• STORED DATA:
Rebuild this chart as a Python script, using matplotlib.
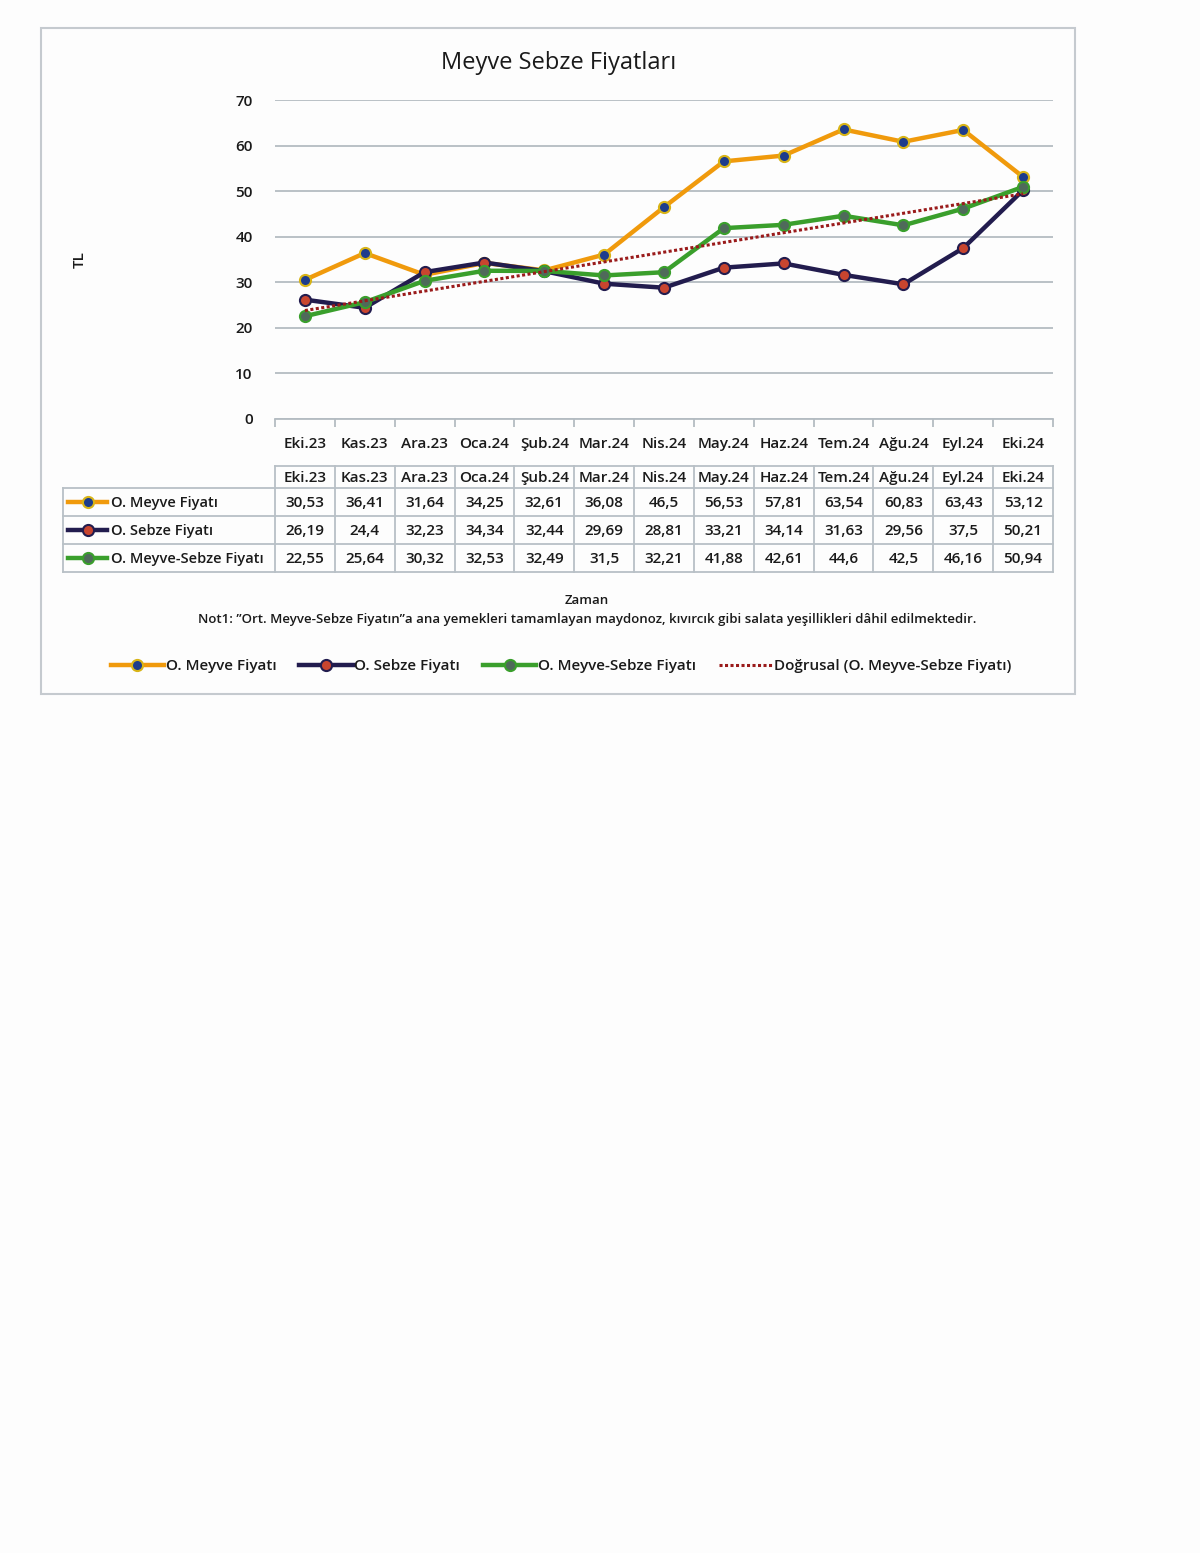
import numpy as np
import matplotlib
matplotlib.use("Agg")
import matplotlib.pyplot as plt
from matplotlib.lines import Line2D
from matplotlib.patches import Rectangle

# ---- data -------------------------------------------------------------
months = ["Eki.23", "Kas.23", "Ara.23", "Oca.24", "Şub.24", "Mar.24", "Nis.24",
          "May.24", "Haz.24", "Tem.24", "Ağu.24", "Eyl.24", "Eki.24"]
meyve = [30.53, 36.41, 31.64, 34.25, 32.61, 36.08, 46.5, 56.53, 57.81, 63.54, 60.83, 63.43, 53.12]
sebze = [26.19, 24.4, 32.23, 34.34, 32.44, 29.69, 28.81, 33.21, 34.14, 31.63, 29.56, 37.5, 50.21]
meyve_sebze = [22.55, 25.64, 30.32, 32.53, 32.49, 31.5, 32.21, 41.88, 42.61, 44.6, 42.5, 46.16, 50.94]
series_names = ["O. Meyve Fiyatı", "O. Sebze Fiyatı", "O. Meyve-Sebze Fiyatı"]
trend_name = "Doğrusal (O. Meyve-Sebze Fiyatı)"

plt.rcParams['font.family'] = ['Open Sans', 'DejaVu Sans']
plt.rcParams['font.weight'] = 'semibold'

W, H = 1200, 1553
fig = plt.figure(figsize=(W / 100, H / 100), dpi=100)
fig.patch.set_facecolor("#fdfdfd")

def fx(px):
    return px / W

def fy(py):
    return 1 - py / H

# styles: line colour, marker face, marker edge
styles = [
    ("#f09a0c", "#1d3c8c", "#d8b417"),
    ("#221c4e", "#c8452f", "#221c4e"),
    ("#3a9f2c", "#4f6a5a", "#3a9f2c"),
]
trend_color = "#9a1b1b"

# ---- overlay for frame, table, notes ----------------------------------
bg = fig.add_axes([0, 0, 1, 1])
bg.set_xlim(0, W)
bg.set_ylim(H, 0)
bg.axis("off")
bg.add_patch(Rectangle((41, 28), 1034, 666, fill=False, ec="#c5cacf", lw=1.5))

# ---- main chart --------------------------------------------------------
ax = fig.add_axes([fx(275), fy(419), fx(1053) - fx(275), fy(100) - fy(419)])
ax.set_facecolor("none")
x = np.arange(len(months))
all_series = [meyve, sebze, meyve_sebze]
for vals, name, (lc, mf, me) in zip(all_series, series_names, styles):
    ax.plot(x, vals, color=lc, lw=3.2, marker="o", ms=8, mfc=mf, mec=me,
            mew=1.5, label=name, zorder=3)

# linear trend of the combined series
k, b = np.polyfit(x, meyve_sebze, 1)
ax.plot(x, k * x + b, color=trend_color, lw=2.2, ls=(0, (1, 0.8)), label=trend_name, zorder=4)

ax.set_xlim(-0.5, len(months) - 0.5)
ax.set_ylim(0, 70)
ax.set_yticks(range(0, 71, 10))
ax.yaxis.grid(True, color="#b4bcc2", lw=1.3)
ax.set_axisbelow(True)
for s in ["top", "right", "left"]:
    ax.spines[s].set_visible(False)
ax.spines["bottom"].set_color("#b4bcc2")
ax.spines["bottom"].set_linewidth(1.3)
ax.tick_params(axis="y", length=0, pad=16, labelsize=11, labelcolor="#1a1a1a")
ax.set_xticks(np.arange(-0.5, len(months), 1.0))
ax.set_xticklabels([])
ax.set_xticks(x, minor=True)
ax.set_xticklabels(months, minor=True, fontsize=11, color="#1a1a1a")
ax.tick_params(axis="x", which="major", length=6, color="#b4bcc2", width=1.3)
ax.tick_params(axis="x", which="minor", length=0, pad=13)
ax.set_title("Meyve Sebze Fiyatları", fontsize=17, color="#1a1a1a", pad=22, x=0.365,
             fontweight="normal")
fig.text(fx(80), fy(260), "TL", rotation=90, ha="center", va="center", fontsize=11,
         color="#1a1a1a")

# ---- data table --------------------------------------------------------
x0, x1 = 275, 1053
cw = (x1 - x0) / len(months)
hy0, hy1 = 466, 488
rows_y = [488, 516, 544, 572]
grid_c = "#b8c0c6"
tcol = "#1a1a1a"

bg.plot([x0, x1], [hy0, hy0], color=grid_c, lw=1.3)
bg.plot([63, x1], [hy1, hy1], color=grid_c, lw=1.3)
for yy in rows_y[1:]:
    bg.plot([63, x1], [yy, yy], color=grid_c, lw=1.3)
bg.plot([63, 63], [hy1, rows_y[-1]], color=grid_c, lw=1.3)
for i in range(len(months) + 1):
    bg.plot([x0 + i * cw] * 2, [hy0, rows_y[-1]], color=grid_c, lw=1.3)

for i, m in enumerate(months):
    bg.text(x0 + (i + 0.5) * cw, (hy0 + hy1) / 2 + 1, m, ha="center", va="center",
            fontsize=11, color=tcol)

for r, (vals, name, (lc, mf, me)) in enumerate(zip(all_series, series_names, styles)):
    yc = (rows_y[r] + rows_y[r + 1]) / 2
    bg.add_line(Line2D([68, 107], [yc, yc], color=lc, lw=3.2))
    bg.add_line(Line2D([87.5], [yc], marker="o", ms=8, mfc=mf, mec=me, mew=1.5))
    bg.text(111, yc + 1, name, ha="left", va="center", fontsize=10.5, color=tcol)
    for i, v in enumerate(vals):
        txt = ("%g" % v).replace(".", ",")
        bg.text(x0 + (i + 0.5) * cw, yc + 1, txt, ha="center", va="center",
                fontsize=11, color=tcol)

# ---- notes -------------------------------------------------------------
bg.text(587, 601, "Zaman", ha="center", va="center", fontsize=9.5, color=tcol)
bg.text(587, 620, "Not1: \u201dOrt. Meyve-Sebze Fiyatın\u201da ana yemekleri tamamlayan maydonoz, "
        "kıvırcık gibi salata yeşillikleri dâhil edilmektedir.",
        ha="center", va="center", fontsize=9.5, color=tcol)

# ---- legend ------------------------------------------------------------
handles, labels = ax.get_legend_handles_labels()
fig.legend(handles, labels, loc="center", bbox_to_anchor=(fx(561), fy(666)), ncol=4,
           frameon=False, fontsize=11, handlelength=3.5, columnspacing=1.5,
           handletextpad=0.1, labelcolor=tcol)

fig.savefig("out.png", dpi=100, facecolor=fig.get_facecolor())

• WORK REQUIRED: Would you set down the listing exactly, omitting pictures?

• EXERCISE SOLUTION:
Rebuild this chart as a Python script, using matplotlib.
import numpy as np
import matplotlib
matplotlib.use("Agg")
import matplotlib.pyplot as plt
from matplotlib.lines import Line2D
from matplotlib.patches import Rectangle

# ---- data -------------------------------------------------------------
months = ["Eki.23", "Kas.23", "Ara.23", "Oca.24", "Şub.24", "Mar.24", "Nis.24",
          "May.24", "Haz.24", "Tem.24", "Ağu.24", "Eyl.24", "Eki.24"]
meyve = [30.53, 36.41, 31.64, 34.25, 32.61, 36.08, 46.5, 56.53, 57.81, 63.54, 60.83, 63.43, 53.12]
sebze = [26.19, 24.4, 32.23, 34.34, 32.44, 29.69, 28.81, 33.21, 34.14, 31.63, 29.56, 37.5, 50.21]
meyve_sebze = [22.55, 25.64, 30.32, 32.53, 32.49, 31.5, 32.21, 41.88, 42.61, 44.6, 42.5, 46.16, 50.94]
series_names = ["O. Meyve Fiyatı", "O. Sebze Fiyatı", "O. Meyve-Sebze Fiyatı"]
trend_name = "Doğrusal (O. Meyve-Sebze Fiyatı)"

plt.rcParams['font.family'] = ['Open Sans', 'DejaVu Sans']
plt.rcParams['font.weight'] = 'semibold'

W, H = 1200, 1553
fig = plt.figure(figsize=(W / 100, H / 100), dpi=100)
fig.patch.set_facecolor("#fdfdfd")

def fx(px):
    return px / W

def fy(py):
    return 1 - py / H

# styles: line colour, marker face, marker edge
styles = [
    ("#f09a0c", "#1d3c8c", "#d8b417"),
    ("#221c4e", "#c8452f", "#221c4e"),
    ("#3a9f2c", "#4f6a5a", "#3a9f2c"),
]
trend_color = "#9a1b1b"

# ---- overlay for frame, table, notes ----------------------------------
bg = fig.add_axes([0, 0, 1, 1])
bg.set_xlim(0, W)
bg.set_ylim(H, 0)
bg.axis("off")
bg.add_patch(Rectangle((41, 28), 1034, 666, fill=False, ec="#c5cacf", lw=1.5))

# ---- main chart --------------------------------------------------------
ax = fig.add_axes([fx(275), fy(419), fx(1053) - fx(275), fy(100) - fy(419)])
ax.set_facecolor("none")
x = np.arange(len(months))
all_series = [meyve, sebze, meyve_sebze]
for vals, name, (lc, mf, me) in zip(all_series, series_names, styles):
    ax.plot(x, vals, color=lc, lw=3.2, marker="o", ms=8, mfc=mf, mec=me,
            mew=1.5, label=name, zorder=3)

# linear trend of the combined series
k, b = np.polyfit(x, meyve_sebze, 1)
ax.plot(x, k * x + b, color=trend_color, lw=2.2, ls=(0, (1, 0.8)), label=trend_name, zorder=4)

ax.set_xlim(-0.5, len(months) - 0.5)
ax.set_ylim(0, 70)
ax.set_yticks(range(0, 71, 10))
ax.yaxis.grid(True, color="#b4bcc2", lw=1.3)
ax.set_axisbelow(True)
for s in ["top", "right", "left"]:
    ax.spines[s].set_visible(False)
ax.spines["bottom"].set_color("#b4bcc2")
ax.spines["bottom"].set_linewidth(1.3)
ax.tick_params(axis="y", length=0, pad=16, labelsize=11, labelcolor="#1a1a1a")
ax.set_xticks(np.arange(-0.5, len(months), 1.0))
ax.set_xticklabels([])
ax.set_xticks(x, minor=True)
ax.set_xticklabels(months, minor=True, fontsize=11, color="#1a1a1a")
ax.tick_params(axis="x", which="major", length=6, color="#b4bcc2", width=1.3)
ax.tick_params(axis="x", which="minor", length=0, pad=13)
ax.set_title("Meyve Sebze Fiyatları", fontsize=17, color="#1a1a1a", pad=22, x=0.365,
             fontweight="normal")
fig.text(fx(80), fy(260), "TL", rotation=90, ha="center", va="center", fontsize=11,
         color="#1a1a1a")

# ---- data table --------------------------------------------------------
x0, x1 = 275, 1053
cw = (x1 - x0) / len(months)
hy0, hy1 = 466, 488
rows_y = [488, 516, 544, 572]
grid_c = "#b8c0c6"
tcol = "#1a1a1a"

bg.plot([x0, x1], [hy0, hy0], color=grid_c, lw=1.3)
bg.plot([63, x1], [hy1, hy1], color=grid_c, lw=1.3)
for yy in rows_y[1:]:
    bg.plot([63, x1], [yy, yy], color=grid_c, lw=1.3)
bg.plot([63, 63], [hy1, rows_y[-1]], color=grid_c, lw=1.3)
for i in range(len(months) + 1):
    bg.plot([x0 + i * cw] * 2, [hy0, rows_y[-1]], color=grid_c, lw=1.3)

for i, m in enumerate(months):
    bg.text(x0 + (i + 0.5) * cw, (hy0 + hy1) / 2 + 1, m, ha="center", va="center",
            fontsize=11, color=tcol)

for r, (vals, name, (lc, mf, me)) in enumerate(zip(all_series, series_names, styles)):
    yc = (rows_y[r] + rows_y[r + 1]) / 2
    bg.add_line(Line2D([68, 107], [yc, yc], color=lc, lw=3.2))
    bg.add_line(Line2D([87.5], [yc], marker="o", ms=8, mfc=mf, mec=me, mew=1.5))
    bg.text(111, yc + 1, name, ha="left", va="center", fontsize=10.5, color=tcol)
    for i, v in enumerate(vals):
        txt = ("%g" % v).replace(".", ",")
        bg.text(x0 + (i + 0.5) * cw, yc + 1, txt, ha="center", va="center",
                fontsize=11, color=tcol)

# ---- notes -------------------------------------------------------------
bg.text(587, 601, "Zaman", ha="center", va="center", fontsize=9.5, color=tcol)
bg.text(587, 620, "Not1: \u201dOrt. Meyve-Sebze Fiyatın\u201da ana yemekleri tamamlayan maydonoz, "
        "kıvırcık gibi salata yeşillikleri dâhil edilmektedir.",
        ha="center", va="center", fontsize=9.5, color=tcol)

# ---- legend ------------------------------------------------------------
handles, labels = ax.get_legend_handles_labels()
fig.legend(handles, labels, loc="center", bbox_to_anchor=(fx(561), fy(666)), ncol=4,
           frameon=False, fontsize=11, handlelength=3.5, columnspacing=1.5,
           handletextpad=0.1, labelcolor=tcol)

fig.savefig("out.png", dpi=100, facecolor=fig.get_facecolor())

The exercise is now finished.